The spotlight is now on a rising financial force—Generation Z, born between 1997 and 2012, progressively claiming a significant role in the global economic arena. With an estimated global spending power of $450 billion ($360 billion in the U.S.), Gen Z’s fiscal impact is expanding as they transition into adulthood.

Crucially, Gen Z’s spending isn’t impulsive; it reflects thoughtful consideration of where, when, and how they allocate their money, influenced by financial challenges like entry-level salaries, rising living costs, and the looming burden of student debt.

Despite these challenges, Gen Zers are going to great lengths to fulfill their spending desires. Side hustles, passive-income schemes, and multiple jobs have become the norm, as indicated by an IBM survey revealing that 53% are engaged in freelance work. This work-to-spend mindset contributes to their discerning spending patterns.

Gen Z’s distinctive characteristics extend beyond financial habits to reshape the shopping experience through digital fluency.
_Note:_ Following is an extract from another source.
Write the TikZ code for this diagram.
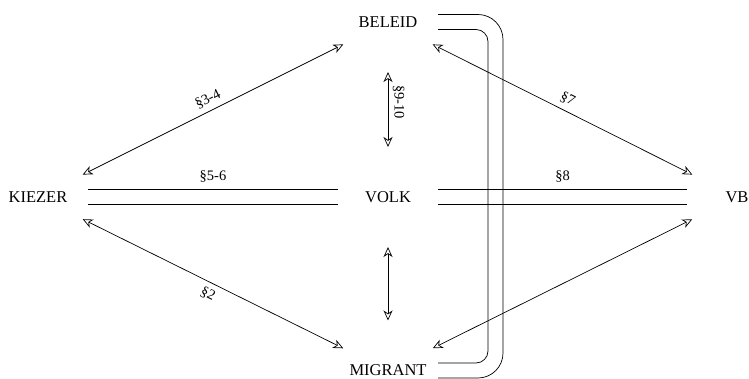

Their meticulous research and intentional approach set them apart as some of the most informed consumers, displaying patience in contrast to impulse buying, often waiting for opportune moments and the best deals.

Quality holds a high priority for Gen Z; while seeking affordability, they refuse to compromise on product quality, scrutinizing reviews and swiftly switching to alternatives if standards are not met. Brand loyalty is no longer guaranteed, emphasizing their embrace of innovation and willingness to experiment with new options.

Sustainability emerges as a key driver for Gen Z’s consumer behavior, influencing a shift toward sustainable commerce. They prioritize authenticity, transparency, and corporate responsibility, seeking sustainable products aligned with their environmental impact goals.

Additional traits include saving around a third of their income, aspiring to homeownership by 2026, appreciating both traditional and digital media, contacting brands for inquiries, and evolving fashion preferences toward gender-neutral and secondhand clothing.

Despite forward-thinking, Gen Z faces financial concerns, climate change worries, and FOMO influenced by societal pressures and social media. Brands aiming to capture Gen Z’s dollars must adapt to their diverse and rapidly changing needs, acknowledging that preferences can change quickly in the era of instant information.